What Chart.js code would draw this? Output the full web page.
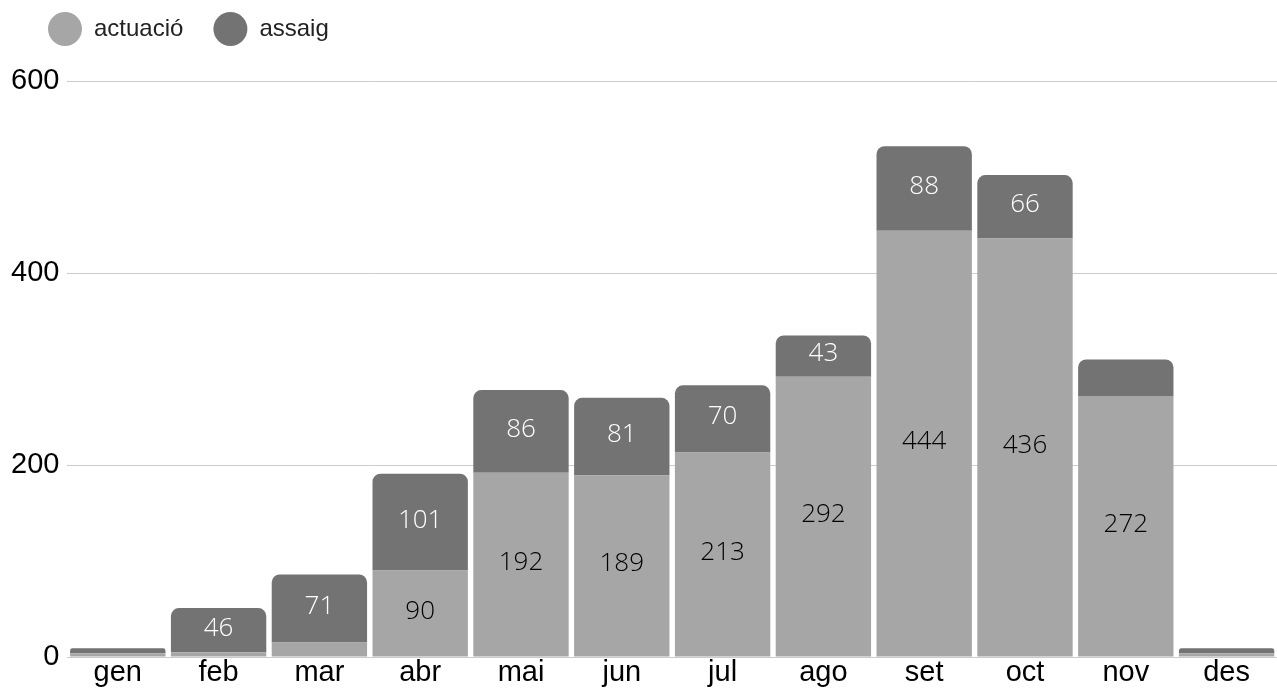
<!DOCTYPE html>
<html>
<head>
<meta charset="utf-8">
<script src="https://cdn.jsdelivr.net/npm/chart.js@4.4.0/dist/chart.umd.min.js"></script>
<style>
html, body { margin: 0; padding: 0; background: #fff; }
#wrap { width: 1277px; height: 689px; }
</style>
</head>
<body>
<div id="wrap"><canvas id="chart"></canvas></div>
<script>
const mesos = ['gen', 'feb', 'mar', 'abr', 'mai', 'jun', 'jul', 'ago', 'set', 'oct', 'nov', 'des'];
const actuacio = [4, 5, 15, 90, 192, 189, 213, 292, 444, 436, 272, 4];
const assaig = [5, 46, 71, 101, 86, 81, 70, 43, 88, 66, 38, 5];
const yTicks = [0, 200, 400, 600];

// Espai sota la llegenda i posicio dels elements
const legendPos = {
    id: 'legendPos',
    beforeInit(chart) {
        const fit = chart.legend.fit;
        chart.legend.fit = function () {
            fit.call(this);
            this.height += 17;
        };
    },
    afterLayout(chart) {
        chart.legend.left = 18;
        chart.legend.top = -13;
    }
};

// Valors dins de cada segment
const etiquetes = {
    id: 'etiquetes',
    afterDatasetsDraw(chart) {
        const ctx = chart.ctx;
        ctx.save();
        ctx.font = '300 26px "Open Sans"';
        ctx.textAlign = 'center';
        ctx.textBaseline = 'middle';
        chart.data.datasets.forEach((ds, i) => {
            chart.getDatasetMeta(i).data.forEach((bar, j) => {
                const v = ds.data[j];
                if (v < 40) return; // segments massa petits sense etiqueta
                const { x, y, base } = bar.getProps(['x', 'y', 'base'], true);
                ctx.fillStyle = ds.labelColor;
                ctx.fillText(String(v), x, (y + base) / 2 - 2);
            });
        });
        ctx.restore();
    }
};

Chart.defaults.font.family = '"Liberation Sans", Arial, sans-serif';

new Chart(document.getElementById('chart').getContext('2d'), {
    type: 'bar',
    data: {
        labels: mesos,
        datasets: [{
            label: 'actuació',
            data: actuacio,
            backgroundColor: '#a6a6a6',
            labelColor: '#000',
            borderWidth: 0,
            borderRadius: 0
        }, {
            label: 'assaig',
            data: assaig,
            backgroundColor: '#737373',
            labelColor: '#fff',
            borderWidth: 0,
            borderRadius: 8
        }]
    },
    options: {
        responsive: true,
        maintainAspectRatio: false,
        animation: false,
        layout: { padding: { left: 3, right: 0, top: 0, bottom: 0 } },
        datasets: {
            bar: { categoryPercentage: 1, barPercentage: 0.946 }
        },
        plugins: {
            legend: {
                position: 'top',
                align: 'start',
                labels: {
                    usePointStyle: true,
                    pointStyle: 'circle',
                    pointStyleWidth: 34,
                    padding: 30,
                    color: '#222',
                    font: { size: 24 }
                }
            },
            tooltip: { enabled: false }
        },
        scales: {
            x: {
                stacked: true,
                grid: { display: false },
                border: { display: false },
                afterFit: axis => { axis.height = 32; },
                ticks: {
                    color: '#000',
                    padding: -7,
                    font: { size: 29, lineHeight: 1 }
                }
            },
            y: {
                stacked: true,
                min: 0,
                max: 600,
                afterBuildTicks: axis => {
                    axis.ticks = yTicks.map(v => ({ value: v }));
                },
                grid: { color: '#cccccc', drawTicks: false },
                border: { display: false },
                ticks: {
                    color: '#000',
                    padding: 8,
                    font: { size: 29, lineHeight: 1 }
                }
            }
        }
    },
    plugins: [legendPos, etiquetes]
});
</script>
</body>
</html>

____________________

> _Task directions_
Everything from the top line of the data down to and including the line with "const yTicks = [0, 200, 400, 600];" is to be copied, except the pictures.

> _Task result_
What Chart.js code would draw this? Output the full web page.
<!DOCTYPE html>
<html>
<head>
<meta charset="utf-8">
<script src="https://cdn.jsdelivr.net/npm/chart.js@4.4.0/dist/chart.umd.min.js"></script>
<style>
html, body { margin: 0; padding: 0; background: #fff; }
#wrap { width: 1277px; height: 689px; }
</style>
</head>
<body>
<div id="wrap"><canvas id="chart"></canvas></div>
<script>
const mesos = ['gen', 'feb', 'mar', 'abr', 'mai', 'jun', 'jul', 'ago', 'set', 'oct', 'nov', 'des'];
const actuacio = [4, 5, 15, 90, 192, 189, 213, 292, 444, 436, 272, 4];
const assaig = [5, 46, 71, 101, 86, 81, 70, 43, 88, 66, 38, 5];
const yTicks = [0, 200, 400, 600];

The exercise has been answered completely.